2.—BASIS

According to Stirner the supreme law for each one of us is his own welfare.

What does one's own welfare mean? "Let us seek out the enjoyment of life!"[223] "Henceforth the question is not how one can acquire life, but how he can expend it, enjoy it; not how one is to produce in himself the true ego, but how he is to dissolve himself, to live himself out."[224] "If the enjoyment of life is to triumph over the longing or hope for life, it must overcome it in its double significance which Schiller brings out in 'The Ideal and Life'; it must crush spiritual and temporal poverty, abolish the ideal and—the want of daily bread. He who must lay out his life in prolonging life cannot enjoy it, and he who is still seeking his life does not have it, and can as little enjoy it; both are poor."[225]

Our own welfare is our supreme law. Stirner recognizes no duty.[226] "Whether what I think and do is Christian, what do I care? Whether it is human, humane, liberal, or unhuman, inhumane, illiberal, what do I ask about that? If only it aims at what I would have, if only I satisfy myself in it, then fit it with predicates as you like; it is all one to me."[227] "So then my relation to the world is this: I no longer do anything for it 'for God's sake', I do nothing 'for man's sake', but what I do I do 'for my sake'."[228] "Where the world comes in my way—and it comes in my way everywhere—I devour it to appease the hunger of my egoism. You are to me nothing but—my food, just as I also am fed upon and used up by you. We have only one relation to each other, that of utility, of usableness, of use."[229] "I too love men, not merely individuals, but every one. But I love them with the consciousness of egoism; I love them because love makes me happy, I love because love is natural to me, because it pleases me. I know no 'commandment of love'."[230]

3.—LAW

I. Looking to each one's own welfare, Stirner rejects law, and that without any limitation to particular spatial or temporal conditions.

Law[231] exists not by the individual's recognizing it as favorable to his interests, but by his holding it sacred. "Who can ask about 'right' if he is not occupying the religious standpoint just like other people? Is not 'right' a religious concept, i. e. something sacred?"[232] "When the Revolution stamped liberty as a 'right' it took refuge in the religious sphere, in the region of the sacred, the ideal."[233] "I am to revere the sultanic law in a sultanate, the popular law in republics, the canon law in Catholic communities, etc.

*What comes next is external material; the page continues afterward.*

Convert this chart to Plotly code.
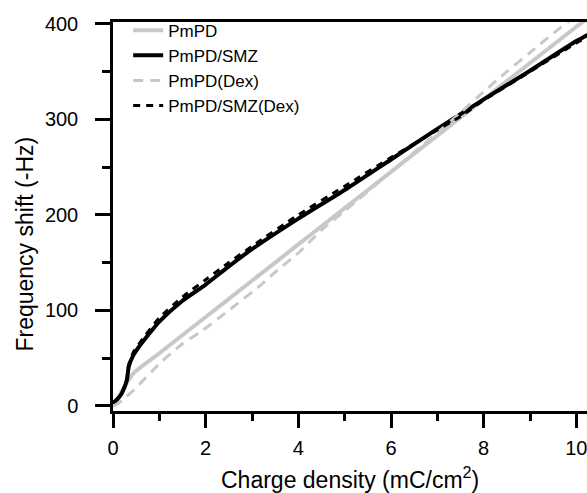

I am to subordinate myself to these laws, I am to count them sacred."[234] "The law is sacred, and he who outrages it is a criminal."[235] "There are no criminals except against something sacred";[236] crime falls when the sacred disappears.[237] Punishment has a meaning only in relation to something sacred.[238] "What does the priest who admonishes the criminal do? He sets forth to him the great wrong of having by his act desecrated that which was hallowed by the State, its property (in which, you will see, the lives of those who belong to the State must be included)."[239]

But law is no more sacred than it is favorable to the individual's welfare. "Right—is a delusion, bestowed by a ghost."[240] Men have "not recovered the mastery over the thought of 'right,' which they themselves created; their creature is running away with them."[241] "Let the individual man claim ever so many rights; what do I care for his right and his claim?"[242] I do not respect them.—"What you have the might to be you have the right to be. I deduce all right and all entitlement from myself; I am entitled to everything that I have might over. I am entitled to overthrow Zeus, Jehovah, God, etc., if I can; if I cannot, then these gods will always remain in the right and in the might as against me."[243]